Wanda Jackson Covers The White Stripes' 'In the Cold, Cold Night' [Fresh Track]

Since his early days, Jack White has been paying tribute to the blues, R&B and rockabilly artists whose styles he melded and turned into a cultural phenomenon. As his career progressed, he's made his admiration about as explicit as you can get through the

Document Reissues series

, as well as

the bit in It Might Get Loud

about his favorite song. On Nov. 19, Cleopatra Records will drop a compilation called

Rockin' Legends Pay Tribute to Jack White

, on which both classic and contemporary performers who inspired White put their own spin on his original tunes. Today, Rolling Stone

premiered the opening track

, which features Wanda Jackson doing The White Stripes' "In the Cold, Cold Night" with help from Shooter Jennings.

"In the Cold, Cold Night" stands out in the Stripes' catalog not only because of the unusual Meg White vocal, but also because of the spare accompaniment and unsettling, ambiguous sentiment — is it a come-on directed at a stalker, or an expression of a love that has to remain secret because it's socially unacceptable, and it sounds menacing because the singer is resentful? There's no shortage of covers, including an up-tempo, retro-electro version that English songstress Tracey Thorn put on her Christmas album last year. Wanda and Shooter's take is a little closer to the original's determined creepiness, replacing the slinky guitar with a piano and adding in some subtly industrial brass and percussion accents, spooky detuned vocal doubling and some sweet, fat organ licks.

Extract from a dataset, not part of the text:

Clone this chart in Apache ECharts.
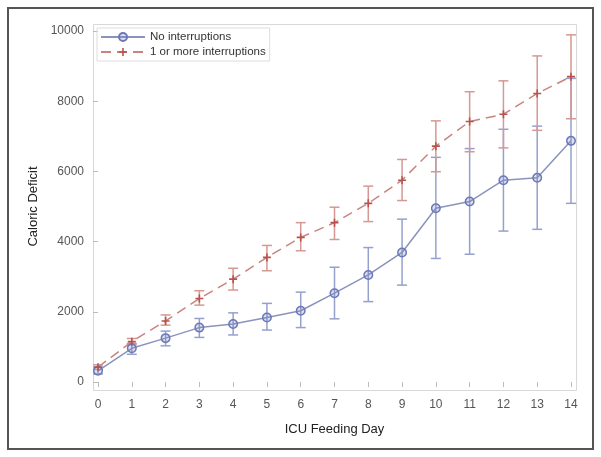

The other 13 tracks cover the Stripes, The Raconteurs and White's solo work, with contributors spanning from early R&B and rockabilly pros like Gary U.S. Bonds and Johnny Powers to contemporary luminaries like Los Straitjackets and J.D. Wilkes and The Dirt Daubers. One especially eyebrow-raising contribution is R&B sax hero Big Jay McNeely and Hawkwind sax man Nik Turner performing "I'm Shakin'" as featured on Blunderbuss (side note: this is actually a Little Willie John cover itself; John also did the original "Fever," coincidentally a pretty strong influence on "Cold, Cold Night").